--- Input data ---
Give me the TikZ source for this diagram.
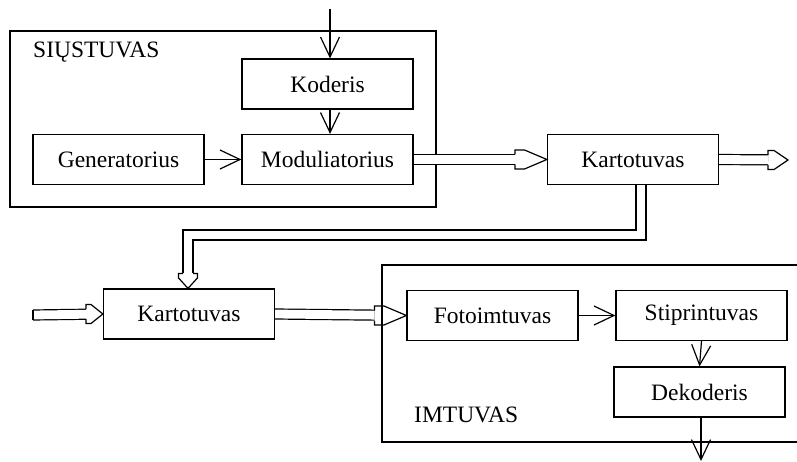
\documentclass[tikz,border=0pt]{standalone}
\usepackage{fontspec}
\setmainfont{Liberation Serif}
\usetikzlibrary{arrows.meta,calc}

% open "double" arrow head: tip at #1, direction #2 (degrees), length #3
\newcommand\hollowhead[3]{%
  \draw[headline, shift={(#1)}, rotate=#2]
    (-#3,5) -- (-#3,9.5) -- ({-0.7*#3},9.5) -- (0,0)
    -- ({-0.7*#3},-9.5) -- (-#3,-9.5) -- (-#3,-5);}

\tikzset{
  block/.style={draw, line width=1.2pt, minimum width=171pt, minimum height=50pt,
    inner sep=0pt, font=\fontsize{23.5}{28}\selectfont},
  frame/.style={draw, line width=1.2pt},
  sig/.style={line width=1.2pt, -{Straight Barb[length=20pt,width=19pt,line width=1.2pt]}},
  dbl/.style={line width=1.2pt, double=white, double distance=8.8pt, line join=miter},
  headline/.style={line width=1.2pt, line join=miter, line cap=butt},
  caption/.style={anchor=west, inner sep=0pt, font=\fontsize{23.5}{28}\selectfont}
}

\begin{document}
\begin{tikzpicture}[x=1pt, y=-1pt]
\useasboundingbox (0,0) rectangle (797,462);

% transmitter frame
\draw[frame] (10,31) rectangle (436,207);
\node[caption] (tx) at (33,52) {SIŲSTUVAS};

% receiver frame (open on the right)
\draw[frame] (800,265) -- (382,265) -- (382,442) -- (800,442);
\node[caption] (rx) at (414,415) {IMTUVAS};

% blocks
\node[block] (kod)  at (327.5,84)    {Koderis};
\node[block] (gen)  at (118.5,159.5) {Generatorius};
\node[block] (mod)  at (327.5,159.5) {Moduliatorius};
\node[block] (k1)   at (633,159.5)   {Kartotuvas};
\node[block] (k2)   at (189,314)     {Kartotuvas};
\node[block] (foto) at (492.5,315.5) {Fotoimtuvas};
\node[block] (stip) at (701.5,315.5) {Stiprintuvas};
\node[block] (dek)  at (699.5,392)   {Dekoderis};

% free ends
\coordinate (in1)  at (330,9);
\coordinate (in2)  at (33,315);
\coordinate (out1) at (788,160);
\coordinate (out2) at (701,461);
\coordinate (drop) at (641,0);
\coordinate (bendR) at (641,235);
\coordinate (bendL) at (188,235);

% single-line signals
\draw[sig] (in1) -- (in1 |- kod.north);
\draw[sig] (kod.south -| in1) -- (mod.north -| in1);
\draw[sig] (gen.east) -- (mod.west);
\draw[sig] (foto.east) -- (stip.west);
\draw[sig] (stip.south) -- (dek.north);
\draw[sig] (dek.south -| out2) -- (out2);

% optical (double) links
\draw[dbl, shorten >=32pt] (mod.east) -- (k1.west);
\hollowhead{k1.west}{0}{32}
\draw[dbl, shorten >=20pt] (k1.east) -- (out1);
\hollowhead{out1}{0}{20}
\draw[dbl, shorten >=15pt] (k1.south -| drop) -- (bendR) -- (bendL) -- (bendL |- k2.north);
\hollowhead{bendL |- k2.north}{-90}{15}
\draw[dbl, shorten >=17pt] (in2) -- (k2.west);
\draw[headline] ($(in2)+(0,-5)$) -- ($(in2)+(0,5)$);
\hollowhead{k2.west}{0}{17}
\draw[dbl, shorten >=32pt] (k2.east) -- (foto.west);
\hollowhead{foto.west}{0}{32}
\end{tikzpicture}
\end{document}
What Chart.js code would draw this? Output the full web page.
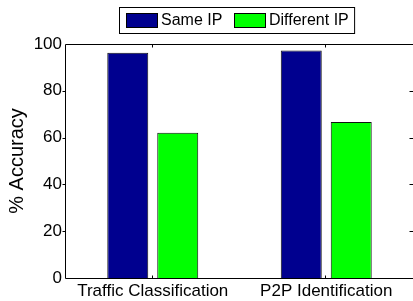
---
=== What you are asked to do ===
Where a line in the material above holds "this", copy that line.

=== Full solution ===
Give me the TikZ source for this diagram.
What Chart.js code would draw this? Output the full web page.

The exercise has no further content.